ブダペスト市内の路上駐車料金、値上がり時間延長も
ブダペスト市議会は、7月半ばからの路上駐車対象範囲の拡大、料金値上げを決定した。

・5区の駐車料金は、ほとんどの場所で525Ft/時間に値上がり
・2区、12区の一部で、現在平日18時まで有料の路上駐車区域を20時までに延長
・14区(ズグロー地域)、11区(ウーィブダ地域)の多くで有料化

水球日本代表、スーパーファイナルで4位
ブダペスト市で開催されたFINA水球男子ワールドリーグ・スーパーファイナル2018で、日本代表「ポセイドンジャパン」は4位となった。
日本は、Aグループ予選(総当たり)では0勝3敗だったが、決勝トーナメントでBグループ首位の米国(3勝0敗)を下す快挙を成し遂げた。その後、準決勝でハンガリーと対戦。途中3点差でリードするなど、ハンガリーを大いに苦しめたが最後は破れ、決勝進出は叶わなかった。最終的には4位で終了した。

野生の熊が出没

国内で野生の熊が出没し話題になった。熊は5月下旬にスロバキアからハンガリー入り。その後1日20-30キロメートル南下し続け、合計300キロメートル前後を移動。セルビア国境近くのセゲド近隣で捕獲され、セゲド動物園が預かった。

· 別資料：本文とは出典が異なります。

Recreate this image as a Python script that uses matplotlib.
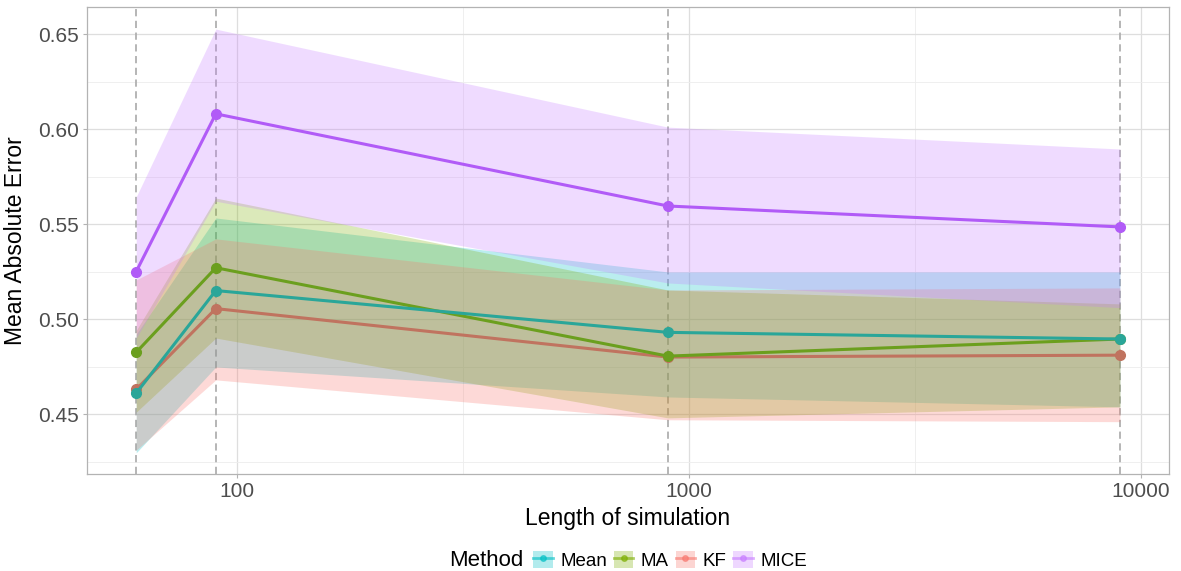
"""Mean absolute error vs simulation length, per imputation method (ggplot-like)."""
import numpy as np
import matplotlib
matplotlib.use("Agg")
import matplotlib.pyplot as plt
from matplotlib.lines import Line2D
from matplotlib.patches import Patch
from matplotlib.legend_handler import HandlerTuple
from matplotlib.ticker import FixedLocator, NullFormatter

plt.rcParams.update({"font.family": ["Liberation Sans", "DejaVu Sans"]})

# ---------------------------------------------------------------- data
lengths = [60, 90, 900, 9000]
methods = ["Mean", "MA", "KF", "MICE"]

mean_mae = [0.461, 0.515, 0.493, 0.4895]
ma_mae = [0.4825, 0.527, 0.4805, 0.4895]
kf_mae = [0.463, 0.5055, 0.480, 0.481]
mice_mae = [0.525, 0.608, 0.5595, 0.5485]

mean_lo = [0.4296, 0.4748, 0.459, 0.4538]
mean_hi = [0.492, 0.5532, 0.5248, 0.5248]
ma_lo = [0.451, 0.490, 0.448, 0.4538]
ma_hi = [0.494, 0.5637, 0.5153, 0.508]
kf_lo = [0.431, 0.468, 0.447, 0.446]
kf_hi = [0.5206, 0.5422, 0.5153, 0.5164]
mice_lo = [0.490, 0.562, 0.519, 0.506]
mice_hi = [0.5643, 0.6526, 0.601, 0.5895]

# ---------------------------------------------------------------- style
FILL = {"Mean": "#00BFC4", "MA": "#7CAE00", "KF": "#F8766D", "MICE": "#C77CFF"}
LINE = {"Mean": "#2AA699", "MA": "#6B9F1E", "KF": "#C0735F", "MICE": "#B15BF7"}

series = {
    "Mean": (mean_mae, mean_lo, mean_hi),
    "MA": (ma_mae, ma_lo, ma_hi),
    "KF": (kf_mae, kf_lo, kf_hi),
    "MICE": (mice_mae, mice_lo, mice_hi),
}

fig = plt.figure(figsize=(11.81, 5.71), dpi=100)
ax = fig.add_axes([0.0737, 0.170, 0.9162, 0.817])

ax.set_xscale("log")
x0, x1 = np.log10(lengths[0]), np.log10(lengths[-1])
pad = 0.05 * (x1 - x0)
ax.set_xlim(10 ** (x0 - pad), 10 ** (x1 + pad))
ax.set_ylim(0.4185, 0.664)

# grid (ggplot theme_light)
ax.xaxis.set_major_locator(FixedLocator([100, 1000, 10000]))
ax.xaxis.set_minor_locator(FixedLocator([10 ** 2.5, 10 ** 3.5]))
ax.xaxis.set_minor_formatter(NullFormatter())
ax.set_xticklabels(["100", "1000", "10000"])
ax.yaxis.set_major_locator(FixedLocator([0.45, 0.50, 0.55, 0.60, 0.65]))
ax.yaxis.set_minor_locator(FixedLocator([0.425, 0.475, 0.525, 0.575, 0.625]))
ax.set_yticklabels(["0.45", "0.50", "0.55", "0.60", "0.65"])
ax.grid(which="major", color="#DEDEDE", lw=0.9)
ax.grid(which="minor", color="#EDEDED", lw=0.6)
ax.set_axisbelow(True)
for sp in ax.spines.values():
    sp.set_color("#B3B3B3")
    sp.set_linewidth(0.9)
ax.tick_params(which="major", length=3, color="#B3B3B3", labelsize=15,
               labelcolor="#4D4D4D", pad=3)
ax.tick_params(which="minor", length=0)

for x in lengths:
    ax.axvline(x, color="#B0B0B0", ls=(0, (4, 2.5)), lw=1.3, zorder=1)

for name in methods:
    y, lo, hi = series[name]
    ax.fill_between(lengths, lo, hi, color=FILL[name], alpha=0.27, lw=0, zorder=2)
# teal sits on top of green/red in the original, MICE above all
for z, name in enumerate(["KF", "MA", "Mean", "MICE"]):
    y = series[name][0]
    ax.plot(lengths, y, color=LINE[name], lw=2.2, zorder=3 + z)
    ax.plot(lengths, y, "o", color=LINE[name], ms=7, zorder=3 + z)

ax.set_xlabel("Length of simulation", fontsize=16.5, labelpad=4)
ax.set_ylabel("Mean Absolute Error", fontsize=16.5, labelpad=8)

# legend at bottom, title on the left
handles = [(Patch(fc=FILL[m], alpha=0.3, ec="none"),
            Line2D([], [], color=FILL[m], alpha=0.6, lw=2, marker="o", ms=4))
           for m in methods]
LEG_Y = 0.019
fig.text(0.380, LEG_Y, "Method", fontsize=16, va="center", ha="left")
ax.legend(handles, methods, handler_map={tuple: HandlerTuple(ndivide=1)},
          loc="center left", bbox_to_anchor=(0.4512, LEG_Y), bbox_transform=fig.transFigure,
          ncol=4, frameon=False, fontsize=13.5, handlelength=1.05, handleheight=1.05,
          handletextpad=0.4, columnspacing=0.36, borderaxespad=0, borderpad=0.0)

fig.savefig("out.png", dpi=100)
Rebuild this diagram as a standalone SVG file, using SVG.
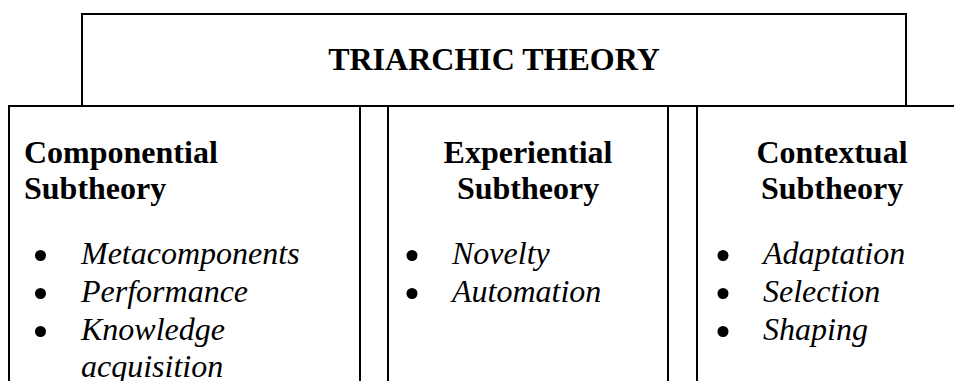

熊は当初2-3歳のオスと見られており、いつの間にか「ロビ(ローベルト)」の愛称が付けられることに。しかし動物園で、メスで年齢も推定10歳以上と判明した。

熊は捕獲されてから数日後、再びスロバキア国境そばの人里離れた森に放された。しかしその後、近くの村で熊が確認された(同じ熊かは不明)。また、国内ではその他の場所で母熊と子熊なども確認されている。